Ao contrário da visão tradicional, a economia dentro das favelas brasileiras é muito rica, e os negócios são de todos os tipos: botecos e restaurantes (inclusive com festivais gastronômicos), salões de beleza, lojas de varejo, transportes (motos e vans), mercados, casas de shows, gráficas, oficinas etc. Em quase todos os casos, reina a informalidade. Laços de confiança permitem que o sistema continue a operar e a crescer.
O desejo humano de melhorar de vida jamais arrefece. Se o Estado não aparece para cuidar de algo essencial como saneamento básico em uma área urbana, a população não fica parada esperando uma solução chegar. Encanamentos informais — pelos quais se paga taxa —, venda de galões d’água e instalação de fossas sépticas — e limpeza periódica delas — são também negócios em muitas comunidades. No transporte é a mesma coisa: mototáxis e vans informais levam moradores e fazem entregas por morros íngremes. Em alguns casos, como o da Rocinha, a ausência de ruas formais fazia com que os Correios não entregassem correspondência na comunidade — a solução foi dada por empreendedores locais que, mapeando as vielas e cobrando uma taxa, passaram a fazer o serviço do qual o Estado abdicou. A garra do empreendedorismo supera a ineficiência do monopólio estatal.
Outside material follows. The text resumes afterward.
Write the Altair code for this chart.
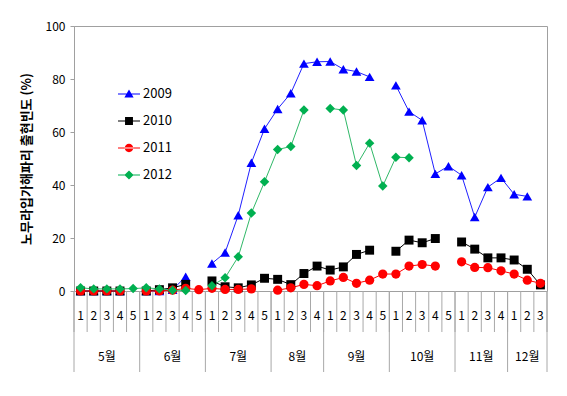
import altair as alt
import pandas as pd

# ---- data ----
months = ["5월", "6월", "7월", "8월", "9월", "10월", "11월", "12월"]
weeks_per_month = [5, 5, 5, 4, 5, 5, 4, 3]
week_labels = ["1", "2", "3", "4", "5", "1", "2", "3", "4", "5",
               "1", "2", "3", "4", "5", "1", "2", "3", "4",
               "1", "2", "3", "4", "5", "1", "2", "3", "4", "5",
               "1", "2", "3", "4", "1", "2", "3"]
years = ["2009", "2010", "2011", "2012"]

y2009 = [0, 0, 0, 0, None, 0, 0, 0.5, 5.4, None,
         10.4, 14.5, 28.6, 48.4, 61.2, 68.7, 74.6, 85.8, 86.5,
         86.6, 83.7, 82.8, 80.8, None, 77.6, 67.7, 64.4, 44.2, 47.1,
         43.7, 27.9, 39.2, 42.7, 36.5, 35.7, None]
y2010 = [0, 0, 0, 0, None, 0, 0.5, 1.2, 2.5, None,
         3.8, 1.6, 1.2, 2.3, 4.8, 4.4, 2.4, 6.6, 9.4,
         7.9, 9.1, 13.8, 15.4, None, 15.0, 19.2, 18.2, 19.8, None,
         18.5, 15.8, 12.5, 12.5, 11.7, 8.2, 2.3]
y2011 = [0, 0, 0, 0, None, 0, 0, 0.3, 1.0, 0.5,
         1.0, 0.6, 0.6, 0.8, None, 0.3, 1.2, 2.5, 2.0,
         3.8, 5.1, 2.9, 4.1, 6.4, 6.4, 9.4, 10.0, 9.4, None,
         11.0, 8.9, 8.8, 7.6, 6.4, 4.1, 2.9]
y2012 = [1.2, 0.8, 0.8, 0.8, 0.9, 1.2, 0.8, 0.3, 0.2, None,
         2.0, 5.0, 12.9, 29.4, 41.2, 53.4, 54.5, 68.3, None,
         68.9, 68.3, 47.4, 55.8, 39.6, 50.5, 50.3, None, None, None,
         None, None, None, None, None, None, None]
series = {"2009": y2009, "2010": y2010, "2011": y2011, "2012": y2012}

# ---- styles ----
marker_color = {"2009": "#0000FF", "2010": "#000000", "2011": "#FF0000", "2012": "#00B050"}
line_color = {"2009": "#2020FF", "2010": "#000000", "2011": "#FF0000", "2012": "#30B868"}
marker_shape = {"2009": "triangle-up", "2010": "square", "2011": "circle", "2012": "diamond"}
marker_size = {"2009": 95, "2010": 80, "2011": 85, "2012": 90}
# custom legend symbols (line + marker); vega scales custom paths by sqrt(size)/2
legend_paths = [
    "M-1,-0.05H1V0.05H-1Z M0,-0.42L0.42,0.32H-0.42Z",
    "M-1,-0.05H1V0.05H-1Z M-0.36,-0.36H0.36V0.36H-0.36Z",
    "M-1,-0.05H1V0.05H-1Z M-0.38,0A0.38,0.38,0,1,0,0.38,0A0.38,0.38,0,1,0,-0.38,0Z",
    "M-1,-0.05H1V0.05H-1Z M0,-0.42L0.42,0L0,0.42L-0.42,0Z",
]

FONT = "Noto Sans CJK KR"
n_cat = len(week_labels)

rows = []
for yr in years:
    seg = 0
    for i, v in enumerate(series[yr]):
        if v is None:
            seg += 1
            continue
        rows.append({"year": yr, "x": i + 0.5, "v": v, "seg": f"{yr}-{seg}"})
df = pd.DataFrame(rows)

week_df = pd.DataFrame({"x": [i + 0.5 for i in range(n_cat)], "label": week_labels})
bounds = [0]
for w in weeks_per_month:
    bounds.append(bounds[-1] + w)
month_df = pd.DataFrame({
    "x": [(bounds[k] + bounds[k + 1]) / 2 for k in range(len(months))],
    "label": months,
})
week_bound_df = pd.DataFrame({"b": list(range(n_cat + 1))})
month_bound_df = pd.DataFrame({"b": bounds})

xscale = alt.Scale(domain=[0, n_cat], nice=False, zero=False)
yscale = alt.Scale(domain=[0, 100], nice=False)
yaxis = alt.Axis(values=[0, 20, 40, 60, 80, 100], grid=False,
                 title="노무라입가해파리 출현빈도 (%)", titleFontSize=13,
                 titleFontWeight="bold", titleFont=FONT, titleColor="#000000",
                 titlePadding=12, labelFontSize=12, labelFont=FONT,
                 labelColor="#000000", labelPadding=5, tickSize=4,
                 tickColor="#A0A0A0", domainColor="#A0A0A0")

H = 265
week_rules = alt.Chart(week_bound_df).mark_rule(color="#A8A8A8", strokeWidth=1).encode(
    x=alt.X("b:Q", scale=xscale, axis=None), y=alt.value(H), y2=alt.value(306))
month_rules = alt.Chart(month_bound_df).mark_rule(color="#A8A8A8", strokeWidth=1).encode(
    x=alt.X("b:Q", scale=xscale, axis=None), y=alt.value(H), y2=alt.value(346))
week_text = alt.Chart(week_df).mark_text(fontSize=12, font=FONT, baseline="middle", color="#000000").encode(
    x=alt.X("x:Q", scale=xscale, axis=None), y=alt.value(290), text="label:N")
month_text = alt.Chart(month_df).mark_text(fontSize=12, font=FONT, baseline="middle", color="#000000").encode(
    x=alt.X("x:Q", scale=xscale, axis=None), y=alt.value(331), text="label:N")

layers = [week_rules, month_rules, week_text, month_text]
base = alt.Chart(df)
for yr in years:
    layers.append(
        base.transform_filter(alt.datum.year == yr)
        .mark_line(color=line_color[yr], strokeWidth=1)
        .encode(x=alt.X("x:Q", scale=xscale, axis=None),
                y=alt.Y("v:Q", scale=yscale, axis=yaxis),
                detail="seg:N", order="x:Q")
    )
for yr in years:
    layers.append(
        base.transform_filter(alt.datum.year == yr)
        .mark_point(shape=marker_shape[yr], filled=True, color=marker_color[yr],
                    size=marker_size[yr], opacity=1)
        .encode(x=alt.X("x:Q", scale=xscale, axis=None),
                y=alt.Y("v:Q", scale=yscale, axis=yaxis))
    )

legend_layer = base.transform_filter("datum.v < -1000").mark_point(filled=True, size=484, opacity=1).encode(
    x=alt.X("x:Q", scale=xscale, axis=None),
    y=alt.Y("v:Q", scale=yscale, axis=yaxis),
    color=alt.Color("year:N", scale=alt.Scale(domain=years, range=[marker_color[y] for y in years]),
                    legend=alt.Legend(title=None)),
    shape=alt.Shape("year:N", scale=alt.Scale(domain=years, range=legend_paths),
                    legend=alt.Legend(title=None, orient="none", legendX=44, legendY=57,
                                      symbolSize=484, symbolStrokeWidth=0, symbolOpacity=1,
                                      labelFontSize=13, labelFont=FONT, labelColor="#000000",
                                      rowPadding=9, labelOffset=3, padding=0)),
)
layers.append(legend_layer)

chart = alt.layer(*layers).properties(
    width=473, height=H,
    autosize=alt.AutoSizeParams(type="none"),
    padding={"left": 66, "top": 18, "right": 12, "bottom": 90},
).configure_view(stroke="#A0A0A0", strokeWidth=1).configure_legend(
    orient="none", legendX=44, legendY=57, symbolSize=484, symbolStrokeWidth=0,
    labelFontSize=13, labelFont=FONT, rowPadding=9, padding=0
)

chart.save("out.html", embed_options={"renderer": "svg", "actions": False})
O urbanismo não planejado, por fim, é outra lição que a favela tem para ensinar ao restante do Brasil. Com as edificações sempre muito próximas, cada casa ocupando novos espaços, subindo uma na outra, como numa selva baixa, valoriza-se o convívio e a troca. É muito comum morar na mesma vizinhança que a família, e a visita à casa de amigos bem como o empréstimo de bens (e até de cartão de crédito) são mais comuns lá do que no Brasil das habitações formais. Para o senso de ordem cartesiano e asséptico de alguns, o aparente caos urbanístico de uma favela pode parecer feio. Este crescimento orgânico e adaptável, contudo, é muito mais propício ao empreendedorismo do que conjuntos habitacionais frios e sem lugar para comércio e serviços.
As favelas são máquinas bastante eficientes de ascensão social. Enfrentam, no entanto, muitos desafios para se integrar e continuar a se desenvolver. Saneamento básico, lei e ordem providas por um Estado de Direito — infelizmente, o Estado brasileiro fica muito aquém desse ideal quando se trata das favelas, ainda que seja preferível a suas alternativas: crime organizado e milícias —, simplificação regulatória e tributária para não matar a economia popular, regularização fundiária de muitas das propriedades que já existem de fato. As soluções, sejam quais forem, ainda que demandem (e certamente demandarão) investimento de fora, partirão de dentro, desde que haja a liberdade necessária para o crescimento continuar.